GAWD! So they would do just as well with a balloon !?!?
Can it fly high enough to get into the jetstream?
_______________________________
They claim 39,000 ft, so yes. And in aviation you are normally allowed to go to 40,000 ft before you need pressure breathing equipment, so I suppose it is possible. But they would need one heleva oxygen bottle to remain at that altitude for several days.
Don’t know if this thing can fly high enough to make it into the jet stream.
I suspect that the turbulence surrounding the jet stream would be more than this thing could handle anyway.
Let him try it non-stop. Hey, if he get close enough to the sun he can do it.
==========
All part of the Banzai charge to Paris.
They of course use commercial electricity to plug in the batteries for a full charge before takeoff, and land at night with near depleted batteries.

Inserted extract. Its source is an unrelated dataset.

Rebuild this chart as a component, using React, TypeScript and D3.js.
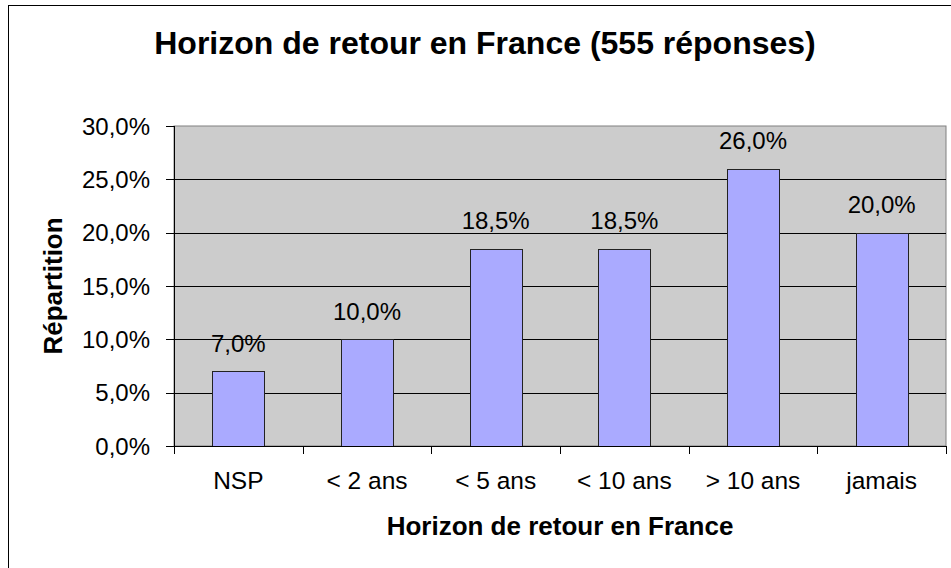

According to their website, they fly to maximum altitude and charge the batteries during the day and slowly descend on battery power during the night. There are graphs which have tracked their progress and daily altitude changes.
It’s been fun watching their progress, but requires effort to overlook the constant “save the planet” BS. That’s the price of website admission…
I watched the pilot turn South over the Sea of Japan and figured he was heading for Nagoya. Are they merely waiting out the storm? That’s not a failure…
IMHO, the weight of their constant preachy BS hampers their efforts.
This was pointed out over at Bishop Hill’s. It’s hilariously “Green”.
Trees!
The enemies of using the Sun to reduce atmospheric CO2.
Doh, I meant.
This was pointed out over at Bishop Hill’s. It’s hilariously “Green”.
Trees!
The enemies of using the Sun to reduce atmospheric CO2.
I believe the top speed for the Solar Impulse 2 is 50 mph. So if it gets into a wind greater than 50 mph then it’s going where ever the wind blows it. Not very practical especially if you’re try to get to an island in the Pacific.